** start of Data excerpt **

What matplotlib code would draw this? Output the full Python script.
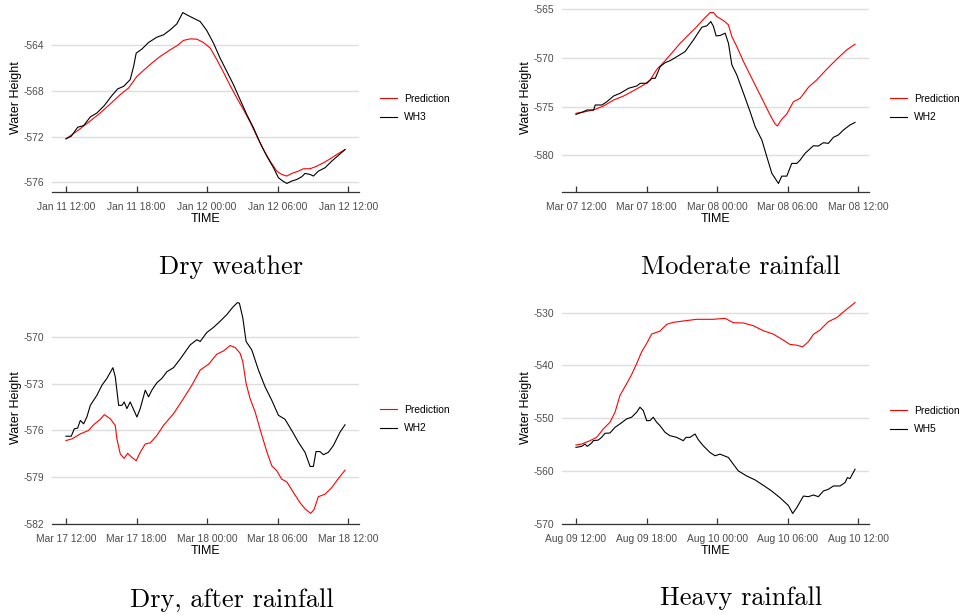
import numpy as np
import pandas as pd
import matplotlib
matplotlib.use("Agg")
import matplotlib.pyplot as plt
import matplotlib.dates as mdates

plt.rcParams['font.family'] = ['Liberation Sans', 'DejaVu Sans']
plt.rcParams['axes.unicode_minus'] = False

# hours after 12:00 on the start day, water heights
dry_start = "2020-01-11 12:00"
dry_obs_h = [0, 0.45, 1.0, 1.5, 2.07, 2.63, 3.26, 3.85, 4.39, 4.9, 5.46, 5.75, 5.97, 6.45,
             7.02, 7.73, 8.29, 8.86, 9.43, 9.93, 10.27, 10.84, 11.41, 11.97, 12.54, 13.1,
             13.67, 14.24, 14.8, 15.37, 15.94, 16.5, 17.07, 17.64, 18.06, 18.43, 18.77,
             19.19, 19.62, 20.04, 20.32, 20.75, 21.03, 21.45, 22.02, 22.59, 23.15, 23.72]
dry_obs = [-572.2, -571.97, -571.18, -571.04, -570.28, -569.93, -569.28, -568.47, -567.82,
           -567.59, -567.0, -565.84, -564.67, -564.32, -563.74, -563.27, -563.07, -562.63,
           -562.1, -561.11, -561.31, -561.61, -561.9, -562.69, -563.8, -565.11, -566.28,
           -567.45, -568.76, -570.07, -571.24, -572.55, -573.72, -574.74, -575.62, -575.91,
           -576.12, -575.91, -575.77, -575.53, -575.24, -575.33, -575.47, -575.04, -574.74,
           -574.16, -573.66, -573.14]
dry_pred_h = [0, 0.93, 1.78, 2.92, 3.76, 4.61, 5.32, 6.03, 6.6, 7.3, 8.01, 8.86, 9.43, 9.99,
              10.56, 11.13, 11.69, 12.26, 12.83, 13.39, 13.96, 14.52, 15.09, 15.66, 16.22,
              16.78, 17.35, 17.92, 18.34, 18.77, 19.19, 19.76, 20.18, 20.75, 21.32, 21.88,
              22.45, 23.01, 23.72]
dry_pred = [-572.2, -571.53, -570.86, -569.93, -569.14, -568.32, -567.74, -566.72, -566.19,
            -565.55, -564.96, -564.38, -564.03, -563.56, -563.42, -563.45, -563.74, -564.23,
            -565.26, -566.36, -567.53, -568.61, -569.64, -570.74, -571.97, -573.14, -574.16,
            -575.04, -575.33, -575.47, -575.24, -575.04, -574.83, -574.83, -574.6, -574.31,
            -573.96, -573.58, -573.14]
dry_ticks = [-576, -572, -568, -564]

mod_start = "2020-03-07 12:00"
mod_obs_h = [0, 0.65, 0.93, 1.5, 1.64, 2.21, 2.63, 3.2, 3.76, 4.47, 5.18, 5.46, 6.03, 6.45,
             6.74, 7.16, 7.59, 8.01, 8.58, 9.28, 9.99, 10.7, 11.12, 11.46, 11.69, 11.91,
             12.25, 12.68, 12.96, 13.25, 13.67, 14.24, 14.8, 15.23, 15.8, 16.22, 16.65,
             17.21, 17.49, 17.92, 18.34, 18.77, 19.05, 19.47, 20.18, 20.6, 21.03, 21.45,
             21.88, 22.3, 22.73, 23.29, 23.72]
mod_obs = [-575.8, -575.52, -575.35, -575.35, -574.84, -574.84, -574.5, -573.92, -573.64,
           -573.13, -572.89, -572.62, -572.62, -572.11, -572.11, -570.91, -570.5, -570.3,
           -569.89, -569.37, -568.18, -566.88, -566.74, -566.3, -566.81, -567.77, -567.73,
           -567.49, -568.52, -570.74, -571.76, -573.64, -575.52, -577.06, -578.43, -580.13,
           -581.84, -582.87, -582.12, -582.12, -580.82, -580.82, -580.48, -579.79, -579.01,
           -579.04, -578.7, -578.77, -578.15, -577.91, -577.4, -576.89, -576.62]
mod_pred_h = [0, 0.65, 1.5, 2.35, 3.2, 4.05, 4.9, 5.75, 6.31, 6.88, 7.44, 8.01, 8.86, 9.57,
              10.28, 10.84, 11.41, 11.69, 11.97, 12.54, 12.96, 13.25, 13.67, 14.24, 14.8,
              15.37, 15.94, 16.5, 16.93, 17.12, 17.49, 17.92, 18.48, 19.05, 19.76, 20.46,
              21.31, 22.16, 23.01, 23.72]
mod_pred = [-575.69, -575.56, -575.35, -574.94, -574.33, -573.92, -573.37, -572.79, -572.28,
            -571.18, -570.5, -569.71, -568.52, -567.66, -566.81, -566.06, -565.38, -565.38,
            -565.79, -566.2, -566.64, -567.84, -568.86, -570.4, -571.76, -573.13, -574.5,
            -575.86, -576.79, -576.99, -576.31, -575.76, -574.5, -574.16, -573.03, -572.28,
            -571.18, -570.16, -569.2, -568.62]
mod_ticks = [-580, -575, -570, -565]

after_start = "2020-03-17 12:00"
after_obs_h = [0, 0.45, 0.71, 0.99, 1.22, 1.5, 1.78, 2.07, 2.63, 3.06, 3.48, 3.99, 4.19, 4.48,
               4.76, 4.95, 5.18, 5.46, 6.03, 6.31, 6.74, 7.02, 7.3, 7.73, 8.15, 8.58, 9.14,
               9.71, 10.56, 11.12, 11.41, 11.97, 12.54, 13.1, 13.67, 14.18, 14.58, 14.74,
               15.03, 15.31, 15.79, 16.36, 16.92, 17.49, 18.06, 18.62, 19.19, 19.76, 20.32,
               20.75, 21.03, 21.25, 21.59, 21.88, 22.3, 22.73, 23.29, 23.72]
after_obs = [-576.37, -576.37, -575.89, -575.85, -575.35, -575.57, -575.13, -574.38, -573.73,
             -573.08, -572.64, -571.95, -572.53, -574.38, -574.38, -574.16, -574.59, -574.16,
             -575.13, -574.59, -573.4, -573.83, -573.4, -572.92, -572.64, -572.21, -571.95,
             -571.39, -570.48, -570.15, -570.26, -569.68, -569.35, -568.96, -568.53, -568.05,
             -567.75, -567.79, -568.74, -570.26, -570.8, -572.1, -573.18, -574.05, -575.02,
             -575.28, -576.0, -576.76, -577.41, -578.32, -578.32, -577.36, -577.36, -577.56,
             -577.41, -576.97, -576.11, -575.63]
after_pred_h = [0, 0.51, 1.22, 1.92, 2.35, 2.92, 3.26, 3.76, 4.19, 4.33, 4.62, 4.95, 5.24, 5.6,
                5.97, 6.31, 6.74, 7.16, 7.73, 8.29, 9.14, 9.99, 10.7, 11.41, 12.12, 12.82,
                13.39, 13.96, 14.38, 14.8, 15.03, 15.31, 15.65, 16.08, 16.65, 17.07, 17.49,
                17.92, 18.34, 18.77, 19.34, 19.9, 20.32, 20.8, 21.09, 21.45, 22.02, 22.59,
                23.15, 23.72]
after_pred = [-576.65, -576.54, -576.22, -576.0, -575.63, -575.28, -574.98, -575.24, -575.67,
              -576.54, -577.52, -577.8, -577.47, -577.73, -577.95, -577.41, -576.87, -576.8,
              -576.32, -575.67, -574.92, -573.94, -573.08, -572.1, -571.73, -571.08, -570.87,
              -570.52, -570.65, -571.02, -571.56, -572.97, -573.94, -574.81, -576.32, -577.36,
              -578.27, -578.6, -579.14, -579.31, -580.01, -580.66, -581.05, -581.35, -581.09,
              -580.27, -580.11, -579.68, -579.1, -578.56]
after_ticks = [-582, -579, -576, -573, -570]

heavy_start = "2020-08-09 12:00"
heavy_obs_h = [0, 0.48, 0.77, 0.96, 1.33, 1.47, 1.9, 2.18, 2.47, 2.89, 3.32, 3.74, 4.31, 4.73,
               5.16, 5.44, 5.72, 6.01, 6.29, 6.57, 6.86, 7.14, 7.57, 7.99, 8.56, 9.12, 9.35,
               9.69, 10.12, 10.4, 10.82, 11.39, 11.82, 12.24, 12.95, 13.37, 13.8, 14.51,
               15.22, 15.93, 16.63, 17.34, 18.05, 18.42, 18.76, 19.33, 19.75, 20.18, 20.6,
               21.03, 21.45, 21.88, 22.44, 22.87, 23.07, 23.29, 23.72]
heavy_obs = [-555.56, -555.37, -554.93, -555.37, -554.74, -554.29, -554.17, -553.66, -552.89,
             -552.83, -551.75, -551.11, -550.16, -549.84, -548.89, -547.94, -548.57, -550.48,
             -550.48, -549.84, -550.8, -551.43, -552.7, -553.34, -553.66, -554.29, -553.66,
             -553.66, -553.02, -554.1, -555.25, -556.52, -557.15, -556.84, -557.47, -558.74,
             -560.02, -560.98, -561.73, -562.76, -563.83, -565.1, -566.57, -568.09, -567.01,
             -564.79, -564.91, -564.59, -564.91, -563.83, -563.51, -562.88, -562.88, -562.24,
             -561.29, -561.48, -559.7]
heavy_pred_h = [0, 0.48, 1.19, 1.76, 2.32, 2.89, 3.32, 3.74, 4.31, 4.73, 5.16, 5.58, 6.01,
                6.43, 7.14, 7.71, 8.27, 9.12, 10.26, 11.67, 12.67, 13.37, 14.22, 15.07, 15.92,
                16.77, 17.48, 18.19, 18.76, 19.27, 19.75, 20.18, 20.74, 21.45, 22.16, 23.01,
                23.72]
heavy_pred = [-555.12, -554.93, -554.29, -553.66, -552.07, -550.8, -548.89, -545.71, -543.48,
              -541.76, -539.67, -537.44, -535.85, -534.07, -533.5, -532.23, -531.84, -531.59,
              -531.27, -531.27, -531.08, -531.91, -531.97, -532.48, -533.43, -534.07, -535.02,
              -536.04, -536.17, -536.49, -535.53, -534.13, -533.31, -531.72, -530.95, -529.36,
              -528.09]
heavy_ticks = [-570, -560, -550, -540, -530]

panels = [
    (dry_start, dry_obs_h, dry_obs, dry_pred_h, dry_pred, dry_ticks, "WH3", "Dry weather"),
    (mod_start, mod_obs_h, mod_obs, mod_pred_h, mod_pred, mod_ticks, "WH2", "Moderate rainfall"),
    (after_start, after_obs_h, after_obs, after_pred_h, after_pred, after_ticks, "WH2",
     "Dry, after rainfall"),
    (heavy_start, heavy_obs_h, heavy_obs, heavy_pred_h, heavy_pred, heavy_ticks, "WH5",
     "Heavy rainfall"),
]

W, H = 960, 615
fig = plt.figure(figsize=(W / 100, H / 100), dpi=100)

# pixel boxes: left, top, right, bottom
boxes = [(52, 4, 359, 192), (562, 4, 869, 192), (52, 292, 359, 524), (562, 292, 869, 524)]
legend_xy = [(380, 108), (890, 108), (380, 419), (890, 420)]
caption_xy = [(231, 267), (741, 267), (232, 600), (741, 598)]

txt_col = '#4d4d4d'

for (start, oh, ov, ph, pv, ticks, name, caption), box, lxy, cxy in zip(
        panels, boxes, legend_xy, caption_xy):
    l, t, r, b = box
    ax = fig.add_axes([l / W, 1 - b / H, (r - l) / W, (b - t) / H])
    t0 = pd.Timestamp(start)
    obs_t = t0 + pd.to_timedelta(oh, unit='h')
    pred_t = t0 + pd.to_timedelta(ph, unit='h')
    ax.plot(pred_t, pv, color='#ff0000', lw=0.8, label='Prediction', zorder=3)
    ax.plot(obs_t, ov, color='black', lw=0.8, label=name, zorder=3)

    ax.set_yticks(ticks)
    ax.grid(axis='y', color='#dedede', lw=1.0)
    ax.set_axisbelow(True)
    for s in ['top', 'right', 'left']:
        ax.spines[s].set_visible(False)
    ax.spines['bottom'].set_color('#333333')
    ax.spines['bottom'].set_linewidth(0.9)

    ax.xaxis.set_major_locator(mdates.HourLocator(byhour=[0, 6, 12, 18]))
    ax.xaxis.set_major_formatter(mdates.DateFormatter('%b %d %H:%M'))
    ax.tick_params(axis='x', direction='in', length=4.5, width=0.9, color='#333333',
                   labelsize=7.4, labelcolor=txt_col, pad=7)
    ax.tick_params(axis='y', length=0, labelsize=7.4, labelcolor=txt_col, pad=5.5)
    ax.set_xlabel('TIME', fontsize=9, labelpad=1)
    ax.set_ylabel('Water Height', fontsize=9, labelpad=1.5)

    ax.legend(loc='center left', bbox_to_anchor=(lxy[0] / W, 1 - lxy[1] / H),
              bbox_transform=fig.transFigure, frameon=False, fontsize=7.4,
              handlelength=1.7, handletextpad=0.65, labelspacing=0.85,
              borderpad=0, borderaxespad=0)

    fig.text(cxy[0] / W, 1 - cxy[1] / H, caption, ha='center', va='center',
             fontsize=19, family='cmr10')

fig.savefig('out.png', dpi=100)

** end of Data excerpt **

__Problem statement__.
Leave out the pictures. Transcribe only the lines above, from the first through the one that contains "plt.rcParams['axes.unicode_minus'] = False".

__Solution below__.
What matplotlib code would draw this? Output the full Python script.
import numpy as np
import pandas as pd
import matplotlib
matplotlib.use("Agg")
import matplotlib.pyplot as plt
import matplotlib.dates as mdates

plt.rcParams['font.family'] = ['Liberation Sans', 'DejaVu Sans']
plt.rcParams['axes.unicode_minus'] = False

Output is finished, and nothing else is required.